Left to right: soft-shell crab; duck; swordfish.

The dessert selection was solid, but not mind-blowing. There were about six choices, including ricotta doughnuts and a trio of sorbets. We had the chocolate bread pudding served with booze-soaked cherries and vanilla ice cream and the toasted lemon pound cake served with coffee ice cream. They were fantastic!

Besides the fact that the waiter did not know what the foie gras of the day was when I asked, and that the butter was ice cold (which kind of kills the warm bread service), I would have to say I thoroughly enjoyed this meal.

Monday, January 25, 2016

Snow Day!

Projects to do on an unexpected day at home
Yesterday we had a major snowstorm on Long Island. It took us one-and-a-half hours to shovel the stairs, the path to the car, and then release the car from the 3-foot snow drift that covered it. Aside from a sore back, it was kind of fun. This morning I carefully walked to the train station on the black ice in the dark, only to find the trains (in spite of the MTA website saying things were running on schedule) were not actually running. So I turned around and headed home.
Now what do I do?

It's time to bake bread! One kind of bread I have never tried is a classic baguette. So I went to Food52, my go-to reliable food website and found this recipe, here we go:

Dan Leader's 4 hour Baguette

Makes 3 baguettes

1 1/2 cup (12 ounces) tap water, heated to 115° F
1 teaspoon (1/8 ounce) active dry yeast
3 1/4 cups (14 2/3 ounces) all-purpose flour
3 teaspoons (3/8 ounces) kosher salt
Canola oil, for greasing bowl
1/2 cup ice cubes

Whisk together water and yeast in a large bowl; let sit until yeast is foamy, about 10 minutes. Add flour, and stir with a fork until dough forms and all flour is absorbed; let dough sit to allow flour to hydrate, about 20 minutes. Add salt, then transfer dough to a lightly floured work surface, and knead until smooth and elastic, about 10 minutes. Transfer dough ball to a lightly greased bowl, cover bowl with plastic wrap, and place bowl in a cold oven or microwave. Let dough rest until doubled in size, about 45 minutes.

Transfer dough to a lightly floured work surface, and shape into an 8-inch x 6-inch rectangle. Fold the 8-inch sides toward the middle, then fold the shorter sides toward the center, like a T-shirt. Return dough, seam side down, to the bowl. Cover with plastic again, and return to oven. Let sit until doubled in size, about 1 hour.

Remove bowl with dough from oven, and place a cast–iron skillet on the bottom rack of oven; position another rack above skillet, and place a baking stone or upside down or rimless sheet pan on it.

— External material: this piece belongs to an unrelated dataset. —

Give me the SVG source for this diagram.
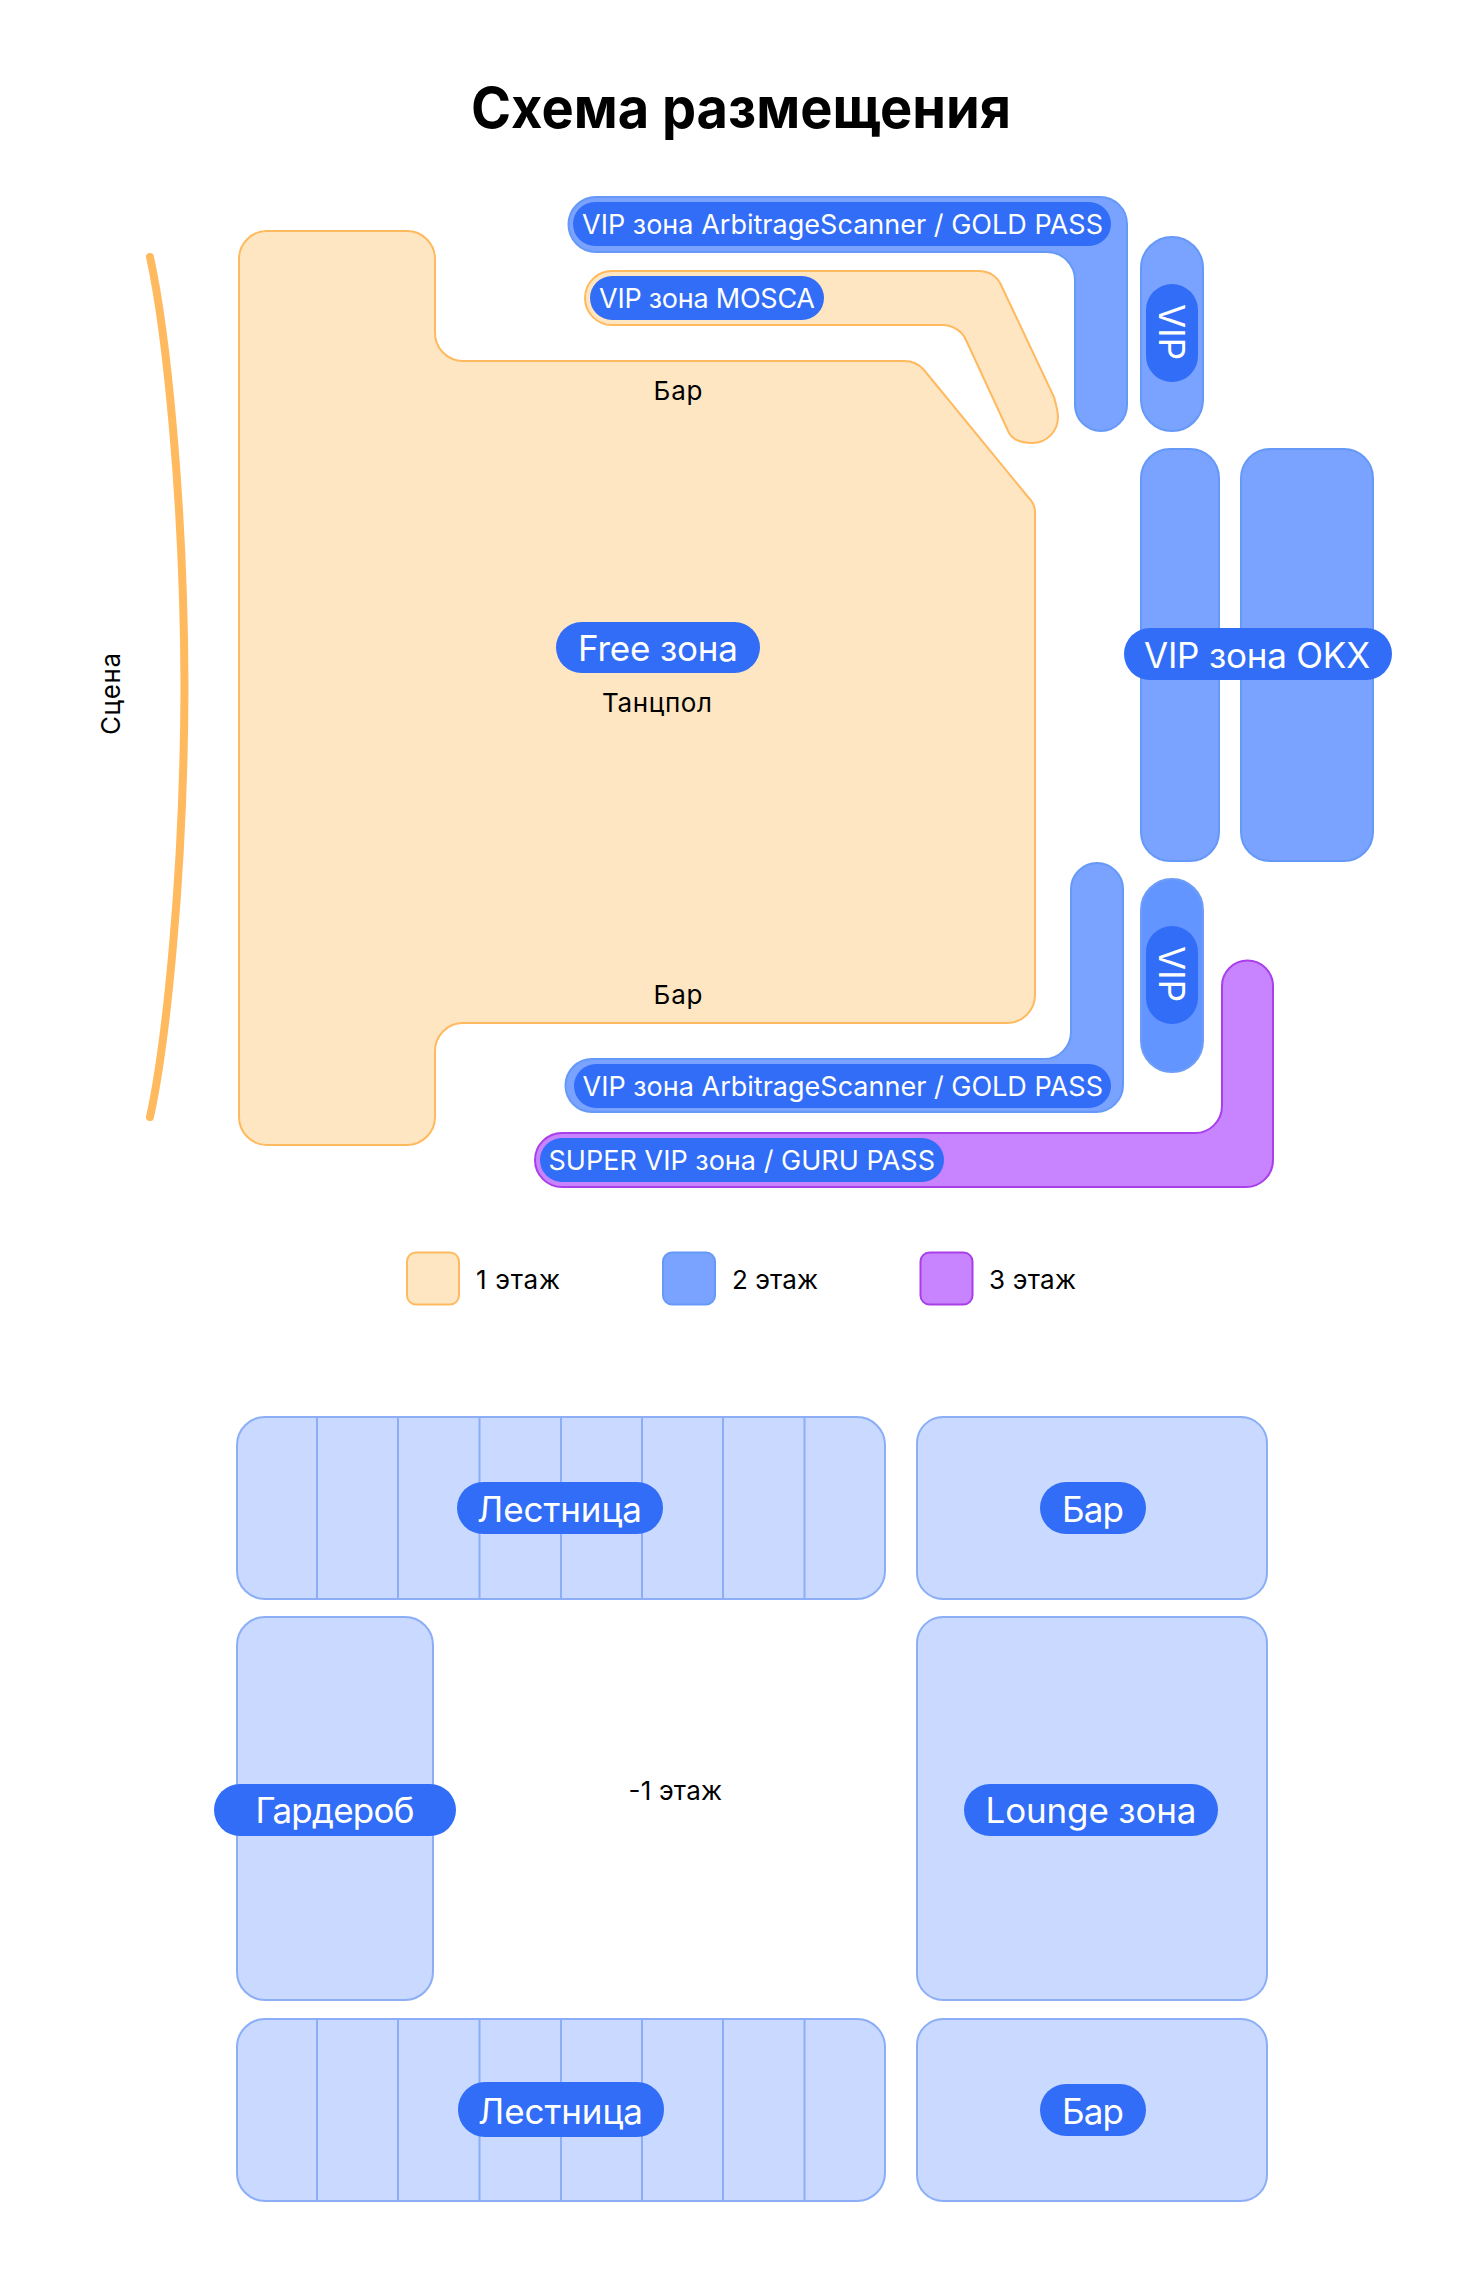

Heat oven to 475° F. Transfer dough to a lightly floured work surface, and cut into three equal pieces; shape each piece into a 14-inch rope. Flour a sheet of parchment paper on a rimless baking sheet; place ropes, evenly spaced, on paper. Lift paper between ropes to form pleats; place two tightly rolled kitchen towels under long edges of paper, creating supports for the loaves. Cover loosely with plastic wrap; let sit until it doubles in size, about 50 minutes.

Uncover; remove towels, and flatten paper to space out loaves. Using a sharp razor, knife, bread lame, or scissors, slash the top of each baguette at a 30–degree angle in four spots; each slash should be about 4 inches long. Pull out the oven rack with the stone or baking sheet on it and, using the corner of the parchment paper as a guide, slide the loaves, still on the parchment paper, onto the baking stone or pan. Place ice cubes in skillet (this produces steam that lets the loaves rise fully before a crust forms). Bake the baguettes until darkly browned and crisp, 20 to 30 minutes; cool before serving.Where's the butter?

Okay so those are the original instructions which I found really confusing. I just put the dough ropes on a silpat, let them rise and then slid it onto the hot, up-side-down sheet pan in the oven. Check out the photos, they came out pretty well.